%%
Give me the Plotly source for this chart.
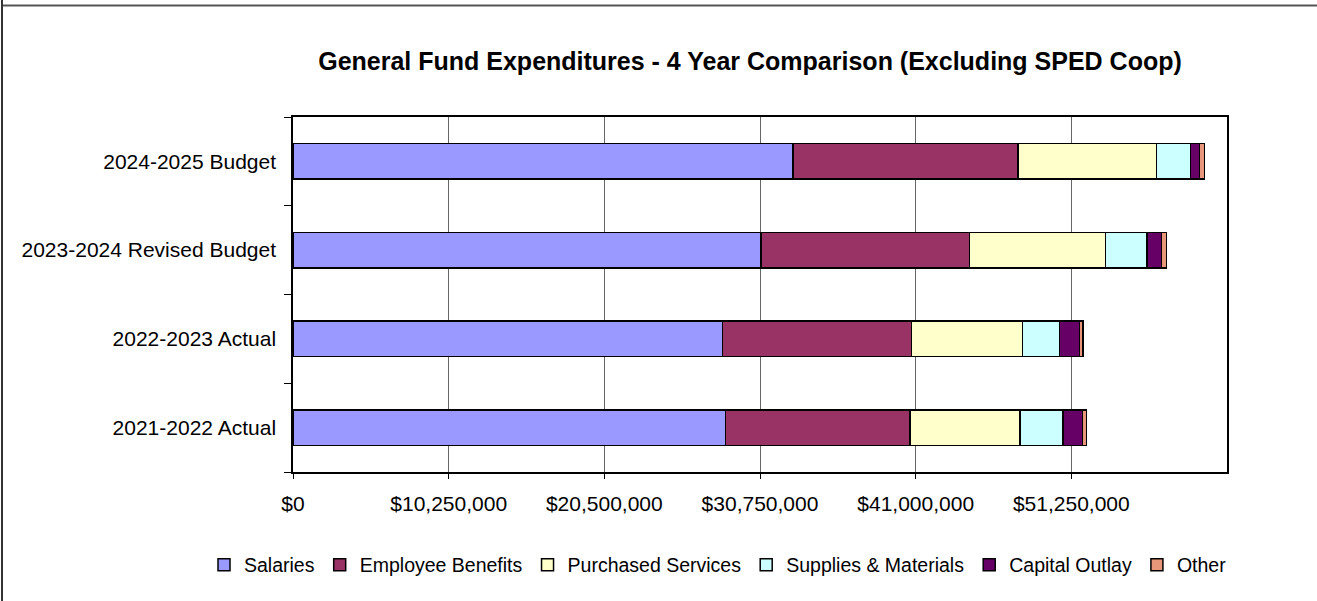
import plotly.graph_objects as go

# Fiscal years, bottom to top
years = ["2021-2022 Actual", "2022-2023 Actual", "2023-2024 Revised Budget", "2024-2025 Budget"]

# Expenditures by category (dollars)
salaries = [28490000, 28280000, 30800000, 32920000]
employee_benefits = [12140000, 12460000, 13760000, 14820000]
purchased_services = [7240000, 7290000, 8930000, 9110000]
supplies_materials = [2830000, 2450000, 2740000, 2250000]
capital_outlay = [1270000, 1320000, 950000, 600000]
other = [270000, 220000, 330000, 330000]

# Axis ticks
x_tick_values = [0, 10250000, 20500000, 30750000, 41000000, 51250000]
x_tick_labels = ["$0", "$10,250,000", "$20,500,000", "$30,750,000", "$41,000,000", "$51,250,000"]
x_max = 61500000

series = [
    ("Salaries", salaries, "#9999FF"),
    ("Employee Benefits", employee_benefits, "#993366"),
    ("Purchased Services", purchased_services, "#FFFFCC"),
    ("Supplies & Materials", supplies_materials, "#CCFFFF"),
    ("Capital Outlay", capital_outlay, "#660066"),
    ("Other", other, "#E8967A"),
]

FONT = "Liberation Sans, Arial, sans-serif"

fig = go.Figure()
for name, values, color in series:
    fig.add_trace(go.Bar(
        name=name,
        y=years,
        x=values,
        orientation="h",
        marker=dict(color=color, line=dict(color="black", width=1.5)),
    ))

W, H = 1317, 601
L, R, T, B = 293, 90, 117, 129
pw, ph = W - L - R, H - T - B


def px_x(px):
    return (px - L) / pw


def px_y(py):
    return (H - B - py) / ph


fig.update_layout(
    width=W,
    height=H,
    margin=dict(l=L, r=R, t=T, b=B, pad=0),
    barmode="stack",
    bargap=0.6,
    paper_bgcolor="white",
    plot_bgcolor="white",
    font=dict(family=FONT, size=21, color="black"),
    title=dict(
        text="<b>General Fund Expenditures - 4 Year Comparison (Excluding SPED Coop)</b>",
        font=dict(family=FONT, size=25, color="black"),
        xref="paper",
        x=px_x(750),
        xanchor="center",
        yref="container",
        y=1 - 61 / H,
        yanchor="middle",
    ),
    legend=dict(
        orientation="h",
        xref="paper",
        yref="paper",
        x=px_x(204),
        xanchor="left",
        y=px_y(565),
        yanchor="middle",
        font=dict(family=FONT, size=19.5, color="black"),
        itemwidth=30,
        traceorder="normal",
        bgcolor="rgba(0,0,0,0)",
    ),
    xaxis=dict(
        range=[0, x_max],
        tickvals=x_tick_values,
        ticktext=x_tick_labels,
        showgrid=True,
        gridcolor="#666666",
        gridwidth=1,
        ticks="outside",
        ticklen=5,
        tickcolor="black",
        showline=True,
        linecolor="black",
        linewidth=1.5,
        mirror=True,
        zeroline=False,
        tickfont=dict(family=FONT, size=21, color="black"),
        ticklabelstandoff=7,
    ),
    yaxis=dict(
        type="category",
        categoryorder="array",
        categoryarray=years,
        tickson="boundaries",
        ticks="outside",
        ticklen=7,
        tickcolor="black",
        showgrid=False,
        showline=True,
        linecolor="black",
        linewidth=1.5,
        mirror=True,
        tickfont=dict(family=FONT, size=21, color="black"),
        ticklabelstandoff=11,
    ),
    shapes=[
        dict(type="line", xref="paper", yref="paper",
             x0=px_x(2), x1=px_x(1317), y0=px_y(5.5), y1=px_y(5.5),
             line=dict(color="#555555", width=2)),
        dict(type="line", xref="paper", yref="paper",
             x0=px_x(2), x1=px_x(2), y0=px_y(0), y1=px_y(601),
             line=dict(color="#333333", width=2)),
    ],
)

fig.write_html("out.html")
%%
> _Objective_
With all pictures left out, please transcribe exactly the lines from the start of the material through the line with "return (H - B - py) / ph".

> _Written answer_
Give me the Plotly source for this chart.
import plotly.graph_objects as go

# Fiscal years, bottom to top
years = ["2021-2022 Actual", "2022-2023 Actual", "2023-2024 Revised Budget", "2024-2025 Budget"]

# Expenditures by category (dollars)
salaries = [28490000, 28280000, 30800000, 32920000]
employee_benefits = [12140000, 12460000, 13760000, 14820000]
purchased_services = [7240000, 7290000, 8930000, 9110000]
supplies_materials = [2830000, 2450000, 2740000, 2250000]
capital_outlay = [1270000, 1320000, 950000, 600000]
other = [270000, 220000, 330000, 330000]

# Axis ticks
x_tick_values = [0, 10250000, 20500000, 30750000, 41000000, 51250000]
x_tick_labels = ["$0", "$10,250,000", "$20,500,000", "$30,750,000", "$41,000,000", "$51,250,000"]
x_max = 61500000

series = [
    ("Salaries", salaries, "#9999FF"),
    ("Employee Benefits", employee_benefits, "#993366"),
    ("Purchased Services", purchased_services, "#FFFFCC"),
    ("Supplies & Materials", supplies_materials, "#CCFFFF"),
    ("Capital Outlay", capital_outlay, "#660066"),
    ("Other", other, "#E8967A"),
]

FONT = "Liberation Sans, Arial, sans-serif"

fig = go.Figure()
for name, values, color in series:
    fig.add_trace(go.Bar(
        name=name,
        y=years,
        x=values,
        orientation="h",
        marker=dict(color=color, line=dict(color="black", width=1.5)),
    ))

W, H = 1317, 601
L, R, T, B = 293, 90, 117, 129
pw, ph = W - L - R, H - T - B


def px_x(px):
    return (px - L) / pw


def px_y(py):
    return (H - B - py) / ph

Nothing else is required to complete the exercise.